Se mi è permesso parlare di me stesso, dirò che all'epoca vivevo un disagio intellettuale, perché ero molto favorevole alla sinistra (ho partecipato attivamente all'occupazione dell'Università di Liegi nel 1968) e tuttavia ero molto riluttante di fronte all'avanguardia, soprattutto teatrale, mentre questa avanguardia era il più delle volte molto a sinistra. Peter Weiss era molto di moda all'epoca; tuttavia, l'ho trovato personalmente settario, noioso e inefficace. La propaganda e il teatro mi sembravano del tutto incompatibili. Ad essere onesti - lo penso ancora oggi - : la propaganda è una spazzatura della mente.

So troppo poco per osare di affermare qualcosa sulle posizioni politiche di Eduardo de Filippo. Dopo la seconda guerra mondiale pensava di essere di sinistra, certo, ma probabilmente senza grossi impegni partigiani. C'è un passaggio in L’Arte della Commedia che penso meriti di essere spiegato. Quando il Prefetto accenna alla paura degli attori, paura che ormai ritiene ingiustificata poiché non sono più soggetti a censura, Oreste Campese risponde : « […] Sto parlando di un'altra paura. Una paura perniciosa, congenita, profonda… che da sempre accompagna il teatro. Pensa agli attori della commedia dell'arte che hanno improvvisato su tela, hanno attaccato la borghesia, l'aristocrazia, i governi, sono sempre stati perseguitati, costretti a fuggire da un paese all'altro, di regno in repubblica, di repubblica in regno , spesso arrestati, gettati in prigione, torturati, a volte persino impiccati. […] Eccellenza, se non c'è censura, c'è autocensura, alla quale l'autore deve sottomettersi spontaneamente. Le persone in teatro, infatti, dirigono i propri passi secondo una volontà precisa, una direzione obbligata, non verso l'obiettivo reale, quello di dare al pubblico l'immagine della verità. » (4)

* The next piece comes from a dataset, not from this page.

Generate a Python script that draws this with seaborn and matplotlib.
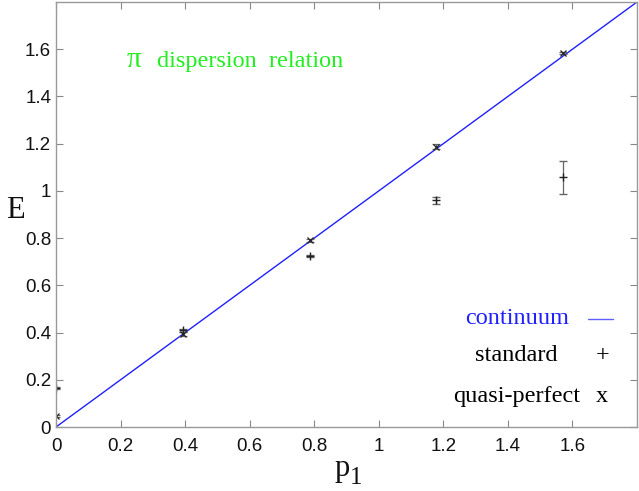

Dovremmo vedere qui un riflesso dei modi di pensare degli anni Sessanta o sarebbe piuttosto ricco di pensieri senza tempo, di quelle cose che hanno valso a Eduardo il nome di nuovo Molière ? Sono in una brutta posizione per rispondere a questa domanda, io che so così poco di lui. Quindi vi lascerò pensarci.

(*) Come la mia nota del 23 aprile 2020, questa nota è stata scritta come parte della mia partecipazione a una tavola di conversazione organizzata dall'associazione Mimosa per promuovere la lingua e la cultura italiane a Liegi. Mi era stato chiesto di preparare un piccolo intervento « sul periodo storico che ha visto l'ascesa di Eduardo de Filippo e l'affermarsi della sua celebrità, il secondo dopoguerra ».
(1) Platon, La République, trad. en français d’Émile Chambry, Les Belles Lettres, 1948, tome I, III, 394, pp. 184-186 et tome II, X, 604-6, pp. 281-286.
(2) Bossuet, Maximes et réflexions sur la comédie, Jean Anisson, 1694. Cf. édition électronique de Marie-Hélène Goursolas et François Lecercle : https://obvil.sorbonne-universite.fr/corpus/haine-theatre/bossuet_maximes-reflexions-comedie_1694.
(3) L'ho saputo nella traduzione francese di Huguette Hatem, Éd. L’avant-scène théâtre, 2016.
(4) Riporto qui la traduzione di Huguette Hatem, però sarebbe più giudizioso usare il testo originale.